Part of the Bay Area News Group

What a coincidence!

By Josh Richman
Friday, March 5th, 2010 at 2:34 pm in Obama presidency, U.S. Senate.

The American Constitution Society for Law and Policy will host a panel of experts at noon next Tuesday at the National Press Club in Washington, D.C., to discuss the growing use of the filibuster to slow or halt judicial confirmations. The news release says:

Although the filibuster has been used to scuttle an array of legislation and presidential nominations, its use to hinder judicial nominations has become pronounced. As of January 5, only thirteen judges have been confirmed by Congress. During the same period in President George W. Bush’s administration, 28 judges were confirmed. The panel of experts will examine the effect that the increased use of the filibuster has on the quality and efficiency of the federal bench and what efforts are underway in the Senate and White House to address stalled judicial confirmations.

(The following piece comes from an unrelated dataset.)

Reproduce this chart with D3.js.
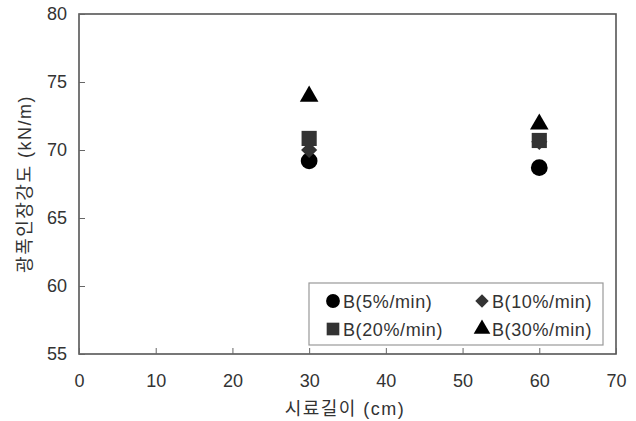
<!DOCTYPE html>
<html>
<head>
<meta charset="utf-8">
<script src="https://cdn.jsdelivr.net/npm/d3@7"></script>
<style>
  body { margin: 0; background: #fff; }
  svg text { font-family: "Liberation Sans", "Noto Sans CJK KR", sans-serif; fill: #333; }
</style>
</head>
<body>
<div id="chart"></div>
<script>
// data
const lengths = [30, 60];
const seriesNames = ['B(5%/min)', 'B(10%/min)', 'B(20%/min)', 'B(30%/min)'];
const b5 = [69.2, 68.7];
const b10 = [70.0, 70.6];
const b20 = [70.85, 70.7];
const b30 = [73.95, 71.9];
const xTicks = [0, 10, 20, 30, 40, 50, 60, 70];
const yTicks = [55, 60, 65, 70, 75, 80];

const W = 636, H = 421;
const margin = { top: 14, right: 20, bottom: 67, left: 79 };
const width = W - margin.left - margin.right;
const height = H - margin.top - margin.bottom;

const svg = d3.select('#chart').append('svg')
    .attr('width', W)
    .attr('height', H);

const g = svg.append('g')
    .attr('transform', `translate(${margin.left},${margin.top})`);

const x = d3.scaleLinear().domain([0, 70]).range([0, width]);
const y = d3.scaleLinear().domain([55, 80]).range([height, 0]);

// frame
g.append('rect')
    .attr('width', width).attr('height', height)
    .attr('fill', 'none').attr('stroke', '#555').attr('stroke-width', 1.6);

// x axis, ticks pointing inward
g.append('g')
    .attr('transform', `translate(0,${height})`)
    .call(d3.axisBottom(x).tickValues(xTicks).tickSizeInner(-6).tickSizeOuter(0).tickPadding(20))
    .call(a => {
        a.select('.domain').remove();
        a.selectAll('.tick line').attr('stroke', '#666');
        a.selectAll('text').attr('font-size', 18).attr('fill', '#333');
    });

// y axis
g.append('g')
    .call(d3.axisLeft(y).tickValues(yTicks).tickSizeInner(-6).tickSizeOuter(0).tickPadding(12))
    .call(a => {
        a.select('.domain').remove();
        a.selectAll('.tick line').attr('stroke', '#666');
        a.selectAll('text').attr('font-size', 18).attr('fill', '#333');
    });

// axis titles
svg.append('text')
    .attr('x', 345).attr('y', 415)
    .attr('text-anchor', 'middle').attr('font-size', 18)
    .attr('letter-spacing', 1.5)
    .text('시료길이 (cm)');

svg.append('text')
    .attr('transform', `translate(31,184) rotate(-90)`)
    .attr('text-anchor', 'middle').attr('font-size', 18)
    .attr('letter-spacing', 1.5)
    .text('광폭인장강도 (kN/m)');

// square rotated 45 degrees
const diamond = {
    draw(ctx, size) {
        const r = Math.sqrt(size / 2);
        ctx.moveTo(0, -r); ctx.lineTo(r, 0); ctx.lineTo(0, r); ctx.lineTo(-r, 0); ctx.closePath();
    }
};

const series = [
    { name: seriesNames[0], values: b5, shape: d3.symbolCircle, size: 220, color: '#000' },
    { name: seriesNames[1], values: b10, shape: diamond, size: 130, color: '#333' },
    { name: seriesNames[2], values: b20, shape: d3.symbolSquare, size: 230, color: '#333' },
    { name: seriesNames[3], values: b30, shape: d3.symbolTriangle, size: 150, color: '#000' }
];

// markers
series.forEach(s => {
    g.selectAll(null)
        .data(s.values.map((v, i) => ({ x: lengths[i], y: v })))
        .enter().append('path')
        .attr('d', d3.symbol().type(s.shape).size(s.size))
        .attr('transform', d => `translate(${x(d.x)},${y(d.y)})`)
        .attr('fill', s.color);
});

// legend
const legend = svg.append('g').attr('transform', 'translate(309,283)');
legend.append('rect')
    .attr('width', 294).attr('height', 62)
    .attr('fill', '#fff').attr('stroke', '#999').attr('stroke-width', 1.2);

const legendSize = [150, 90, 160, 120];
series.forEach((s, i) => {
    const col = i % 2, row = Math.floor(i / 2);
    const item = legend.append('g')
        .attr('transform', `translate(${24 + col * 149},${18 + row * 28})`);
    item.append('path')
        .attr('d', d3.symbol().type(s.shape).size(legendSize[i]))
        .attr('fill', s.color);
    item.append('text')
        .attr('x', 10).attr('y', 6.5)
        .attr('font-size', 18)
        .attr('letter-spacing', 0.6)
        .text(s.name);
});
</script>
</body>
</html>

But what could’ve been a dry, political discussion takes on new meaning and vitality when one recalls that the chairman of the American Constitution Society’s board of directors is University of California, Berkeley Boalt Hall Law School Associate Dean and Professor Goodwin Liu – whom President Barack Obama nominated last week to the 9th U.S. Circuit Court of Appeals, and for whom Senate Republicans are now sharpening their knives.

Watch for my story about Liu in this Sunday’s or Monday’s print editions.

This panel’s moderator will be Sarah Binder, Professor of Political Science at George Washington University and Senior Fellow at the Brookings Institution. Participants include Makan Delrahim, shareholder at Brownstein Hyatt Farber Schreck LLP and former Staff Director and Chief Counsel for the Senate Judiciary Committee under then-Chairman Orrin Hatch, R-Utah; Martin Paone, Executive Vice President of Prime Policy Group and former Democratic Secretary in the U.S. Senate; and Matthew Yglesias, noted blogger and fellow at the Center for American Progress Action Fund.

[You can leave a response, or trackback from your own site.]

  • RR, Uninvited Columnist

    Curious language for legal “scholars” to use. The filibuster is a Senate privilege or weapon, depending on one’s point of view, and is outside the purview of the courts. Reasons for blocking judicial appointments vary and both parties have sometimes blundered in judging nominations.